Updated: Sep 30, 2020
Based on 'Rock glazes of NZ' Minna Bondy
Sample 87. Waiau River Sand. Mainly composed of somewhat weathered tiny pebbles of argillitic rocks occasional grains of Quartz
Finally a bridge worth spending time under.
One of the absolute blessings of this research is to have a visual of the sample sites. I use to open bags of white powder and have no idea of where the powder came or from what it once was. This photo best shows the landscape and the location of the sample within the greater picture.
Minna chose her locations based on their relationship with the surrounding geology and origins of the mineral deposits. The Waiau River has this sense of its origins, winding its way from the Southern Alps, grinding the rock in its path. Having this anchor to the landscape the materials and work becomes rarer and more finite.

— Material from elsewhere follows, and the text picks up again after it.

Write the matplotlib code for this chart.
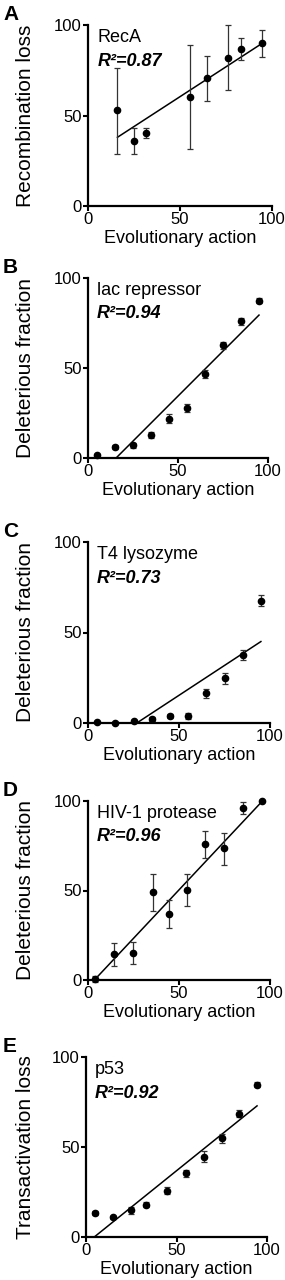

My knowledge of geology has grown immensely on this trip, moving through the landscape minerals and ingredient names now make sense, they have a place and a reference point. They fit into the historical timeline of volcanic activity, metamorphic change and scale of time. Through our global consumption of packaged resources we have created a disconnect with our materials, and with that, an understanding of how the materials behave and why.
Volcanic materials, sandstones and mudstones are of importance to potters such as Bondy because they have already undergone state change and therefore undergone a step in the ceramic process naturally.
There are so many geological terms for these state changes that I have encountered on this journey. Individually they describe how a rock has entered the state in which we find it currently. My brain is a bit fried and I'm not going to attempt to list them on here, as I can't even pronounce them, let alone spell them correctly! Working with these materials directly from there environment restores this connection and returns the powdered product to the big picture of being part of something else.
Huge thanks again to Creative New Zealand for providing the funding for this fieldwork. I have had this project in mind for many years and I'm so grateful for the ways that it has expanded my knowledge and furthered my understanding of ceramics and their relationship with the environment.